Running an election is a good way to let everyone have a say. In this example, we will be voting for the tastiest vegetable, but if you design your own ballot papers, you can use this method to run an election about anything!
Safety: You need to cut a slot in a cardboard box to make the ballot box. Ask an adult to help with this step
You will need
- A group of people (around 20 is good)
- A pencil for each person
- A ballot paper for each person (download ballot papers here, 3 per page)
- Cardboard box with lid
- Scissors
- Sticky tape
- Permanent markers
- A sign for each of the candidates, and one for informal votes to help with the counting (download the vote signs here)
Set up an election
- Check that the cardboard box is empty.
- Ask an adult to help you carefully cut a slit in the lid with scissors.
- Tape the lid onto the box.
- Draw patterns on the edge of the lid and the box, so you can tell if someone opens it.
- Find somewhere that people can fill in their ballot in private.
Run an election
- Get everyone together in a group.
- Explain to everyone:
- Everyone will get one vote.
- To be a valid vote, they must number each candidate; putting a 1 next to the candidate they think tastes the best, a 2 next to their second preference, and so on.
- Once they have finished, put the completed ballot in the box.
- Hand out ballot papers and pencils, and direct voters to a private place so they can fill out their ballots in secret.
- Once everyone has filled in their votes, remember to vote yourself!
Count the votes
- Print out a sign for each candidate and for informal votes. Arrange the signs around the room to mark where piles of counted votes should go.
- Ask for some volunteers to help count votes.
- Check the pattern on the lid and the box to make sure it hasn’t been opened.
- Empty the box, and give the ballots to your volunteers.
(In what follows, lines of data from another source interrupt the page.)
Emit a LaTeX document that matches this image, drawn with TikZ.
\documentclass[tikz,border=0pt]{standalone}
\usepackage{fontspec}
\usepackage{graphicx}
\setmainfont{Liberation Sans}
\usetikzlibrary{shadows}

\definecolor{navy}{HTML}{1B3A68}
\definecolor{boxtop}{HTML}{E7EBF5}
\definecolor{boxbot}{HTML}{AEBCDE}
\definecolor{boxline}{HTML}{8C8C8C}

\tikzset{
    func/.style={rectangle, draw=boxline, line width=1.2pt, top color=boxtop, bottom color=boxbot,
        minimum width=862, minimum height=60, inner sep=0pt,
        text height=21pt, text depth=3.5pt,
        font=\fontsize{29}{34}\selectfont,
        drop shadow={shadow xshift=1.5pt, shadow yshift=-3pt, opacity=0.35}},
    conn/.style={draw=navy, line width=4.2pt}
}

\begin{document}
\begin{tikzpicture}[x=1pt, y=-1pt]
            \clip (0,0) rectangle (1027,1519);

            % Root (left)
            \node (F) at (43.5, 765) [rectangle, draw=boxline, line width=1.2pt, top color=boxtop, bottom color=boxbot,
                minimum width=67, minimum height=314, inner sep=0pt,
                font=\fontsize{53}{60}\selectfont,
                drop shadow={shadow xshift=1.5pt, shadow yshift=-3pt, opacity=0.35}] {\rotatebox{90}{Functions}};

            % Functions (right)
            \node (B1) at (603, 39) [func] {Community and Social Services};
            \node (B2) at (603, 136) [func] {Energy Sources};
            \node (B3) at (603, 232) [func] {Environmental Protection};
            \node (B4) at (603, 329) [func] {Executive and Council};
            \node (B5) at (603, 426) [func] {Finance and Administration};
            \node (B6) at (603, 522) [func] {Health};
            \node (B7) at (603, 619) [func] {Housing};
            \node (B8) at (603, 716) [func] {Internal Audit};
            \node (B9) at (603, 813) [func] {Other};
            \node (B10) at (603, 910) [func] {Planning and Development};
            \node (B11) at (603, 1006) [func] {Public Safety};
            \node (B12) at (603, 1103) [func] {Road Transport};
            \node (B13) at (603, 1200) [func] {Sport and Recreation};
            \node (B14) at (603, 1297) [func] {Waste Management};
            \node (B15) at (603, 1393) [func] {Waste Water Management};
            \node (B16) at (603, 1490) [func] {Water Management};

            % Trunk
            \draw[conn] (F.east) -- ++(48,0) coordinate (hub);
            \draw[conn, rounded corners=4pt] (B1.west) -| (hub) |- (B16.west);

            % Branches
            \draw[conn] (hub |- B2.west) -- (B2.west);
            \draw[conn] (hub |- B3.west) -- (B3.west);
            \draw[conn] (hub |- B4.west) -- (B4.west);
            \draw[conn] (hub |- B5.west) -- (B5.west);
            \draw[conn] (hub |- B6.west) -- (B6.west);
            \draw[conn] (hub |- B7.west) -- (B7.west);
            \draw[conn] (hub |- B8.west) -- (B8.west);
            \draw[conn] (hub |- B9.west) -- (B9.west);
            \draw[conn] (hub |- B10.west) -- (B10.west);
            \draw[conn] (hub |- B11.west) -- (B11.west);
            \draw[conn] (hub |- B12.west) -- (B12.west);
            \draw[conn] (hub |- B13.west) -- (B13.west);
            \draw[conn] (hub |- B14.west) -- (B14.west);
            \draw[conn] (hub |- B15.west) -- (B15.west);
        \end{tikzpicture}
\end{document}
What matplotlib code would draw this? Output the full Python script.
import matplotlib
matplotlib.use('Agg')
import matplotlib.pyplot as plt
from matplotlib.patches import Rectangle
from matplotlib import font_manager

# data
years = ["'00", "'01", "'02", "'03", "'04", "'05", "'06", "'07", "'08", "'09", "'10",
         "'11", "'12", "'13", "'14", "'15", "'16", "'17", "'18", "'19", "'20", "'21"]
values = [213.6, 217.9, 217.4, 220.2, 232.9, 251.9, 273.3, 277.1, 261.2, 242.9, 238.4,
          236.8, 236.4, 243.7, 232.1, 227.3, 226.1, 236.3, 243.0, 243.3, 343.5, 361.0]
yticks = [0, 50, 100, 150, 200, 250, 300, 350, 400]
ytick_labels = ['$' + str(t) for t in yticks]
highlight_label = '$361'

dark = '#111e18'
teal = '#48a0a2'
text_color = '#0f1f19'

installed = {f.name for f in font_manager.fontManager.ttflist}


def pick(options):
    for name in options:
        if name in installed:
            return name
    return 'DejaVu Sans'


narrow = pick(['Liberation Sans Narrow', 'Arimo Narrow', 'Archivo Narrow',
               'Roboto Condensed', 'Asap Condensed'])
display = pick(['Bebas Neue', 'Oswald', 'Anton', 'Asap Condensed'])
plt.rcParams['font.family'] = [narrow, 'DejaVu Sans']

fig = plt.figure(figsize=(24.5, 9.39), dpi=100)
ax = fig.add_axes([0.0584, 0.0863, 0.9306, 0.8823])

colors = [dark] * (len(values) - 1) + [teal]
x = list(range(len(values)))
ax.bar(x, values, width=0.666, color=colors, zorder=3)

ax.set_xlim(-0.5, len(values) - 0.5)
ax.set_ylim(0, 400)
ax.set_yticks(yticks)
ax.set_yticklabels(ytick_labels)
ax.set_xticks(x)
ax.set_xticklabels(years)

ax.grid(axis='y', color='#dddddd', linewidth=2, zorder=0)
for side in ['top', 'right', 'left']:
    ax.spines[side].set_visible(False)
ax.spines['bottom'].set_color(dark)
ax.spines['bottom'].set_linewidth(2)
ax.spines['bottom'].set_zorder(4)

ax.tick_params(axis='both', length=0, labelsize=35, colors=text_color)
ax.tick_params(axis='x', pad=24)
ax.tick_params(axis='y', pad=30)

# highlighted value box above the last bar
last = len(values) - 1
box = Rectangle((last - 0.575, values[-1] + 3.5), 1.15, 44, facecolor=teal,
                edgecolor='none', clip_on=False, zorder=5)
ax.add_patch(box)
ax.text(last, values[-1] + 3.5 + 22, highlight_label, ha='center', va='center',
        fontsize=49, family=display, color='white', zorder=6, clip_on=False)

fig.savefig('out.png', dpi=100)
- Ask the volunteers to do the following:
- Take a ballot, and check if each box has been numbered.
- If all the boxes are numbered, find the candidate numbered 1 and put that ballot with the candidate’s sign.
- If the ballot is incorrectly filled, put it with the informal ballot sign.
- When all the ballots are sorted, count each pile.
- Add all of the candidates’ votes together to get a total number of formal votes. Divide the total by two, round down if needed, and then add 1. This is the number of votes needed for a majority.
- If any candidate has a majority of votes, they win!
- If not, exclude the candidate with the least votes. This candidate can no longer win the election. Take all their ballots. Read the second preference (the candidate labelled 2) off each, and put the ballot with the appropriate sign.
- Recount the piles. If anyone has a majority of votes, they win!
- If no one has won yet, exclude the candidate with the fewest votes. Take all their ballots. For each ballot taken, read their preferences out, starting from the number 2 and going down. Stop when you find a candidate who has not yet been excluded, and put the ballot with the corresponding sign.
- Keep excluding candidates (step 11) until someone is the winner.
What’s happening?
There are many ways to run an election. The simplest is often called ‘first past the post’. Each person votes for a candidate, and the candidate with the most votes wins. This system is simple and easy to understand, but it’s not necessarily the fairest system.
Imagine a first-past-the-post election on favourite foods with five candidates. Four candidates are vegetables, and one is a fruit. Each vegetable gets 15% of the votes, and the fruit gets 40% of the vote, so the fruit wins. But more people voted for a vegetable!
With a preferential system, the winner must be somewhat popular to avoid being excluded. Also, more than half of all voters prefer the winner to any of the non-excluded candidates. Although preferential voting is complicated, it gives a fairer result.